Public works department administrators unveiled a 5-year water conservation plan that included several potential future options for reducing water use in Galveston County’s biggest city, including everything from instituting a twice per week limit on how often residents can water their lawns and a toilet replacement program.
The city wasn’t planning to implement these policies, but was exploring all possible long-term conservation efforts, said Jody Hooks, director of the public works department.
The city in recent years had done a good job keeping pace with growing demand for water, according to city leaders. But, like the rest of the state, some are worried about what might happen if the demand one day outpaces the supply.

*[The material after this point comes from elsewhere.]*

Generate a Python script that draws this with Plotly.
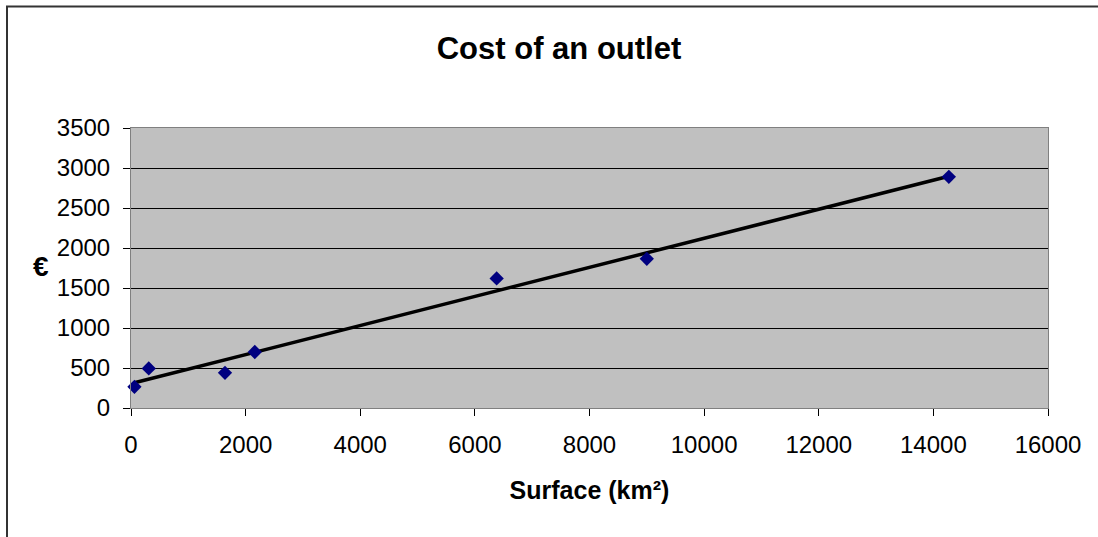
import numpy as np
import plotly.graph_objects as go

surface_km2 = [60, 310, 1640, 2160, 6380, 9000, 14270]
cost_eur = [265, 495, 440, 700, 1620, 1865, 2890]

x_ticks = [0, 2000, 4000, 6000, 8000, 10000, 12000, 14000, 16000]
y_ticks = [0, 500, 1000, 1500, 2000, 2500, 3000, 3500]

title_text = "Cost of an outlet"
x_title = "Surface (km²)"
y_title = "€"

# linear trendline (least squares) over the data range
slope, intercept = np.polyfit(surface_km2, cost_eur, 1)
trend_x = [min(surface_km2), max(surface_km2)]
trend_y = [slope * v + intercept for v in trend_x]

W, H = 1098, 537
L, R, T, B = 131, 50, 128, 129
pw, ph = W - L - R, H - T - B

fig = go.Figure()
fig.add_trace(go.Scatter(
    x=trend_x, y=trend_y, mode="lines",
    line=dict(color="black", width=3.5),
    showlegend=False,
))
fig.add_trace(go.Scatter(
    x=surface_km2, y=cost_eur, mode="markers",
    marker=dict(symbol="diamond", size=11, color="#000080",
                line=dict(width=0)),
    showlegend=False, cliponaxis=False,
))

font_family = "Liberation Sans, Arial, sans-serif"

fig.update_layout(
    width=W, height=H,
    margin=dict(l=L, r=R, t=T, b=B, pad=0),
    paper_bgcolor="white",
    plot_bgcolor="#C0C0C0",
    font=dict(family=font_family, size=24, color="black"),
    title=dict(text="<b>%s</b>" % title_text, x=559 / W, xref="container",
               xanchor="center", y=(H - 48) / H, yanchor="middle",
               font=dict(size=31, family=font_family, color="black")),
    xaxis=dict(
        range=[0, 16000], tickmode="array", tickvals=x_ticks,
        ticktext=[str(v) for v in x_ticks],
        showgrid=False, zeroline=False,
        showline=True, linecolor="#808080", linewidth=1, mirror=True,
        ticks="outside", ticklen=7, tickcolor="black", tickwidth=1,
        ticklabelstandoff=8,
        tickfont=dict(size=24),
        title=dict(text="<b>%s</b>" % x_title, font=dict(size=25), standoff=24),
    ),
    yaxis=dict(
        range=[0, 3500], tickmode="array", tickvals=y_ticks,
        ticktext=[str(v) for v in y_ticks],
        showgrid=True, gridcolor="black", gridwidth=1,
        zeroline=False,
        showline=True, linecolor="#808080", linewidth=1, mirror=True,
        ticks="outside", ticklen=7, tickcolor="black", tickwidth=1,
        ticklabelstandoff=8,
        tickfont=dict(size=24),
    ),
    annotations=[dict(
        text="<b>%s</b>" % y_title, xref="paper", yref="paper",
        x=(41 - L) / pw, y=(408 - 266) / ph, xanchor="center", yanchor="middle",
        showarrow=False, font=dict(size=28, family=font_family, color="black"),
    )],
    shapes=[dict(
        type="rect", xref="paper", yref="paper",
        x0=(7 - L) / pw, x1=(W + 5 - L) / pw,
        y0=(408 - (H + 5)) / ph, y1=(408 - 6.5) / ph,
        line=dict(color="#333333", width=2), layer="below",
    )],
)

fig.write_html("out.html")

It was important to discuss steps the city might need to take to conserve more water in the future, Mayor Pat Hallisey said.
“Right now, plenty of water is coming through the Trinity River and getting to us,” Hallisey said. “But 50 years from now, it’s more questionable, because water is a finite resource. We have to prepare for what it might be like 50 years from now.”
Both statewide and in League City, projections have the population doubling over the next 25 years to 50 years, according to the Texas Living Waters Project, a collaboration effort of several state conservation organizations.
For League City in particular, that will mean handling water demands for a city population that could rise above 200,000. League City’s population in January was 106,803, up from about 102,634 at the same time in 2017, officials said.
The city uses an average of about 10 million gallons of water a day, with a peak seasonal high of about 20 million gallons a day, Hooks said. Administrators are negotiating and planning for eventually increasing the capacity up to a total of 45 million gallons a day.
But digging deeper into those numbers shows the city could have room to conserve water in some areas.
“When you think about peak seasonal highs, you’re looking at anywhere from 40 to 50 percent of that being through irrigation,” Hooks said. “During a drought when things turn brown, that can increase water usage.”
Other cities around the state, such as Lubbock, Austin and Fort Worth, among others, have already instituted some form of watering restrictions, Hooks said. It’s important to remember that could include a wide gamut of policies, including seasonal limits, year-round restrictions and voluntary programs.
The state requires cities with more than 5,000 residents to submit conservation plans every five years, Hooks said.
League City’s includes plans to reduce the amount of water lost through leaks from 12 percent down to 11 percent by 2024, and 9 percent in 2029, records show.
The council approved the city’s last water conservation plan in 2014, officials said.
“I do think moving forward, we are taking care of water demands to buildout,” Hallisey said. “There is a plan, and it’s pretty detailed for water conservation.”